Кроме официальной миссии, порученной ему Советом десяти, которая заключалась в том, чтобы заверить короля Франции в лучших чувствах Флоренции и объяснить ему, какие трудности испытывает Республика в создавшейся
Но такое упрощенное видение ситуации не учитывало роль в происходящем самих людей и их страстей. Безусловно, разорение Венеции могло бы стать «отличным делом», как говорил гонфалоньер, но Людовик XII, уязвленный поведением Рима по отношению к нему, считал, что было бы лучше уничтожить папу.
Вот уж чего Пьеро Содерини ни в коем случае не хотел! Следуя его инструкциям, всю нереалистичность и противоречивость которых он сам не до конца осознавал, Никколо должен был одновременно подталкивать короля к продолжению войны с Венецией, невзирая на новую политику папы, и в то же время убеждать его «сделать все возможное, чтобы не разрывать слишком уж явно отношения с понтификом. Потому что, хотя дружба папы не стоит ничего, его ненависть очень опасна, принимая во внимание уважение, которым пользуется Церковь, и опасность, что, объявив ему войну de directo [63] , можно навлечь на себя всеобщую ненависть…». К просьбам брата добавил свои и кардинал Франческо Содерини, умоляя «своего дражайшего» Никколо «следить за тем, чтобы этот государь пребывал в добром согласии с Его Святейшеством папой», считая, «что необходимо согласовывать их действия, хотя между ними иногда и случаются кое-какие разногласия».
63
Напрямую (лат.).
После трех дней пути 18 июня 1510 года Никколо во второй раз оказался в Блуа, любимой резиденции Людовика XII. Место это никак не могло поразить его своим великолепием — в Италии было много дворцов более величественных и роскошных, хотя для нового главного корпуса, наконец законченного, позаимствовали у итальянцев все декоративные мотивы, а сады, террасами спускавшиеся к Луаре, были созданы, как и сады Амбуаза, итальянским садовником Пачелло ди Меркольяно. Макиавелли был знаком с нравами двора, знал, как манипулировать придворными, важными и не очень, вплоть до точного размера взяток, которые следует давать тем или другим. Между тем ему уже не придется иметь дело ни с Жоржем д’Амбуазом, ни с его привратником. Кардинал Руанский, «истинный король Франции», скончался в мае к величайшей радости Юлия II. Никколо не мог предвидеть, что к концу своего посольства будет отчаянно сожалеть о смерти этого опасного противника, с которой и Франция, и Италия потеряли так много! Осиротевшим Людовиком XII руководят двое: архиепископ Парижский, «человек спокойного характера и считающийся мудрым», с которым можно разговаривать, потому что он, по мнению Никколо, здраво судит о создавшейся ситуации; и по-прежнему могущественный Флоримон Роберте, казначей, влияние которого на короля известно всем послам, как, впрочем, и его продажность и бессовестность.

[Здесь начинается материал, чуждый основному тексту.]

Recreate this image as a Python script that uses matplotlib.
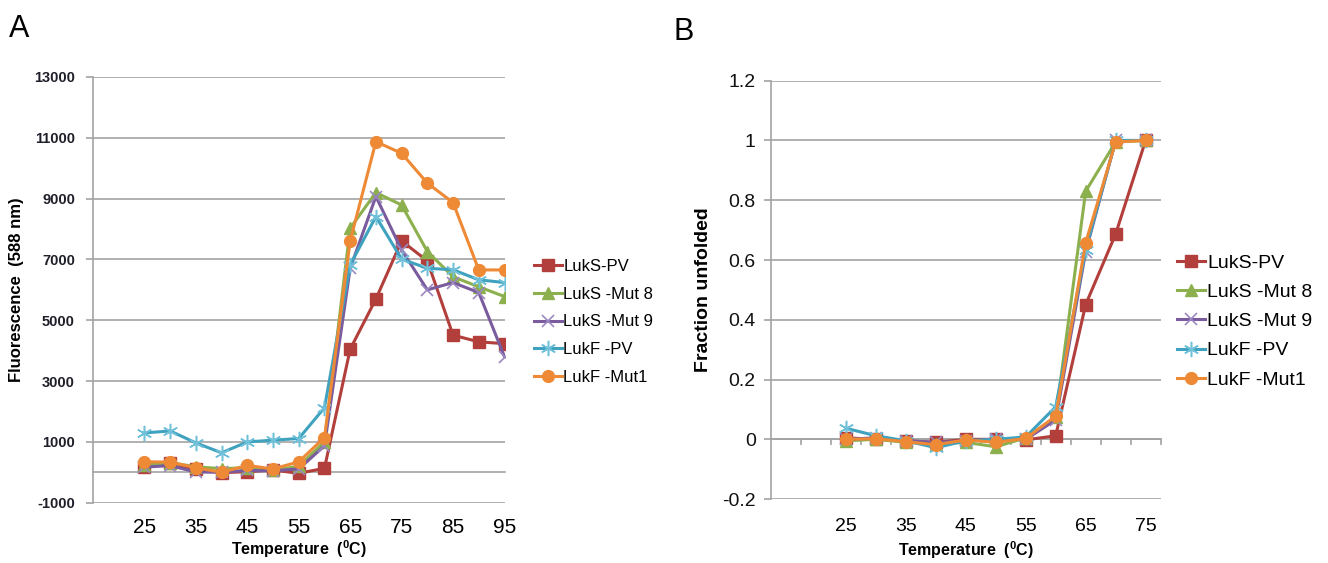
import numpy as np
import matplotlib
matplotlib.use("Agg")
import matplotlib.pyplot as plt

plt.rcParams['font.family'] = ['Liberation Sans', 'DejaVu Sans']
plt.rcParams['mathtext.fontset'] = 'custom'
plt.rcParams['mathtext.rm'] = 'Liberation Sans:bold'
plt.rcParams['mathtext.bf'] = 'Liberation Sans:bold'
plt.rcParams['mathtext.it'] = 'Liberation Sans:bold'
plt.rcParams['axes.unicode_minus'] = False

# ---- data: panel A, fluorescence vs temperature ----
temps_a = [25, 30, 35, 40, 45, 50, 55, 60, 65, 70, 75, 80, 85, 90, 95]
luks_pv_a = [183, 294, 98, -13, 20, 75, -33, 131, 4050, 5700, 7610, 6950, 4510, 4290, 4230]
luks_mut8_a = [250, 320, 180, 120, 150, 60, 200, 1000, 8030, 9200, 8790, 7260, 6430, 6100, 5780]
luks_mut9_a = [170, 220, 10, 0, 60, 50, 110, 870, 6710, 9070, 7310, 6000, 6240, 5910, 3800]
lukf_pv_a = [1294, 1360, 967, 641, 1000, 1056, 1111, 2124, 6820, 8410, 7010, 6710, 6660, 6330, 6240]
lukf_mut1_a = [346, 335, 150, 0, 229, 108, 346, 1144, 7610, 10875, 10490, 9510, 8870, 6655, 6655]

# ---- data: panel B, fraction unfolded ----
temps_b = [25, 30, 35, 40, 45, 50, 55, 60, 65, 70, 75]
luks_pv_b = [0.005, 0.0, -0.005, -0.01, 0.0, 0.0, -0.002, 0.012, 0.451, 0.687, 1.0]
luks_mut8_b = [-0.005, 0.0, -0.01, -0.015, -0.01, -0.025, 0.005, 0.074, 0.83, 0.995, 1.0]
luks_mut9_b = [0.0, 0.005, -0.005, -0.01, -0.005, 0.0, 0.0, 0.065, 0.628, 1.0, 1.0]
lukf_pv_b = [0.037, 0.012, -0.005, -0.028, -0.005, 0.0, 0.008, 0.109, 0.635, 1.0, 1.0]
lukf_mut1_b = [0.0, 0.002, -0.008, -0.018, -0.002, -0.01, 0.003, 0.078, 0.658, 0.995, 1.0]

labels = ["LukS-PV", "LukS -Mut 8", "LukS -Mut 9", "LukF -PV", "LukF -Mut1"]
colors = ['#B23F3B', '#8DB04E', '#7A5C9E', '#3FA2BF', '#EE8A36']
mcolors = ['#B23F3B', '#8DB04E', '#9C88C0', '#6FC0D8', '#EE8A36']
markers = ['s', '^', 'x', (6, 2, 0), 'o']
msizes = [8.5, 8.5, 8, 11, 8.5]
mews = [1, 1, 1.2, 1.1, 1]

grid_c = '#A3A3A3'
W, H = 1328, 563


def box(l, t, r, b):
    return [l / W, 1 - b / H, (r - l) / W, (b - t) / H]


def style(ax, zero_pos, ticks_on_zero):
    for s in ['top', 'right', 'bottom']:
        ax.spines[s].set_visible(False)
    ax.spines['left'].set_color(grid_c)
    ax.spines['left'].set_linewidth(1.2)
    ax.yaxis.grid(True, color=grid_c, lw=1.2)
    ax.set_axisbelow(True)
    ax.tick_params(axis='y', direction='out', length=5, width=1.2, color=grid_c)
    ax.tick_params(axis='x', length=0)
    # the category axis crossing at zero
    sec = ax.secondary_xaxis(zero_pos)
    sec.spines['bottom'].set_color(grid_c)
    sec.spines['bottom'].set_linewidth(1.2)
    if ticks_on_zero is not None:
        sec.set_xticks(ticks_on_zero)
        sec.tick_params(direction='out', length=4.5, width=1.2, color=grid_c, labelbottom=False)
    else:
        sec.set_xticks([])
    return sec


fig = plt.figure(figsize=(W / 100, H / 100), dpi=100)

series_a = [luks_pv_a, luks_mut8_a, luks_mut9_a, lukf_pv_a, lukf_mut1_a]
series_b = [luks_pv_b, luks_mut8_b, luks_mut9_b, lukf_pv_b, lukf_mut1_b]

# Panel A
ax1 = fig.add_axes(box(93, 77, 504.5, 502.7))
for i, ys in enumerate(series_a):
    ax1.plot(temps_a, ys, color=colors[i], lw=2.2, marker=markers[i], ms=msizes[i],
             mfc=mcolors[i], mec=mcolors[i], mew=mews[i], label=labels[i], zorder=3 + i)
ax1.set_xlim(15, 95)
ax1.set_ylim(-1000, 13000)
ax1.set_yticks(np.arange(-1000, 13001, 2000))
ax1.set_xticks(np.arange(25, 96, 10))
style(ax1, 1000 / 14000, None)
ax1.tick_params(axis='y', labelsize=10.5, pad=8, labelcolor='#1F1F2A')
for t in ax1.get_yticklabels():
    t.set_fontweight('bold')
ax1.tick_params(axis='x', labelsize=15, pad=11)
ax1.set_xlabel("Temperature  ($^{0}$C)", fontsize=11.5, fontweight='bold', labelpad=1)
ax1.set_ylabel("Fluorescence  (588 nm)", fontsize=12, fontweight='bold', labelpad=7)
ax1.legend(loc='upper left', bbox_to_anchor=(534 / W, 1 - 259 / H), bbox_transform=fig.transFigure,
           frameon=False, fontsize=12, handlelength=1.65, handletextpad=0.1, labelspacing=0.76,
           borderpad=0, borderaxespad=0, numpoints=1)

# Panel B
ax2 = fig.add_axes(box(771, 80.7, 1160.6, 499.1))
for i, ys in enumerate(series_b):
    ax2.plot(temps_b, ys, color=colors[i], lw=2.2, marker=markers[i], ms=msizes[i],
             mfc=mcolors[i], mec=mcolors[i], mew=mews[i], label=labels[i], zorder=3 + i)
ax2.set_xlim(12.5, 77.5)
ax2.set_ylim(-0.2, 1.2)
ax2.set_yticks(np.arange(-0.2, 1.21, 0.2))
ax2.set_yticklabels(['-0.2', '0', '0.2', '0.4', '0.6', '0.8', '1', '1.2'])
ax2.set_xticks(np.arange(25, 76, 10))
style(ax2, 0.2 / 1.4, np.arange(17.5, 78, 5))
ax2.tick_params(axis='y', labelsize=14, pad=6, labelcolor='#111111')
ax2.tick_params(axis='x', labelsize=14, pad=13.5)
ax2.set_xlabel("Temperature  ($^{0}$C)", fontsize=11.5, fontweight='bold', labelpad=3)
ax2.set_ylabel("Fraction unfolded", fontsize=14, fontweight='bold', labelpad=7)
ax2.legend(loc='upper left', bbox_to_anchor=(1177 / W, 1 - 254 / H), bbox_transform=fig.transFigure,
           frameon=False, fontsize=14, handlelength=1.45, handletextpad=0.1, labelspacing=0.6,
           borderpad=0, borderaxespad=0, numpoints=1)

fig.text(9 / W, 1 - 37 / H, "A", fontsize=22, va='baseline')
fig.text(673 / W, 1 - 40 / H, "B", fontsize=22, va='baseline')

fig.savefig("out.png", dpi=100, facecolor='white')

Роберте принял подношение — треть от десяти тысяч дукатов, которые обычно выплачивались кардиналу Руанскому, — но оно не смягчило его плохого настроения. Юлий II использовал все возможное для того, чтобы навредить Людовику XII: он поддерживал смутьянов, которые стремились освободить Геную от французского владычества, и подстрекал к этому флорентийского кондотьера Маркантонио Колонну. Последний во главе армии понтифика двигался к Генуе, имея пропуск, выданный Флоренцией, надменно упрекает Роберте ее посланца. Как примирить позицию правительства Флоренции, не дающего себе труда даже предупредить короля о том, что замышляют против него в Италии, с наивными речами флорентийского секретаря, стремящегося убедить того же самого государя в том, что гонфалоньер Содерини «желает только трех вещей в мире: славы Божией, счастья своей родине и счастья и славы Его величеству королю Франции и что он не может поверить, что его родина может быть счастлива, если счастье и слава отвернутся от французской короны»?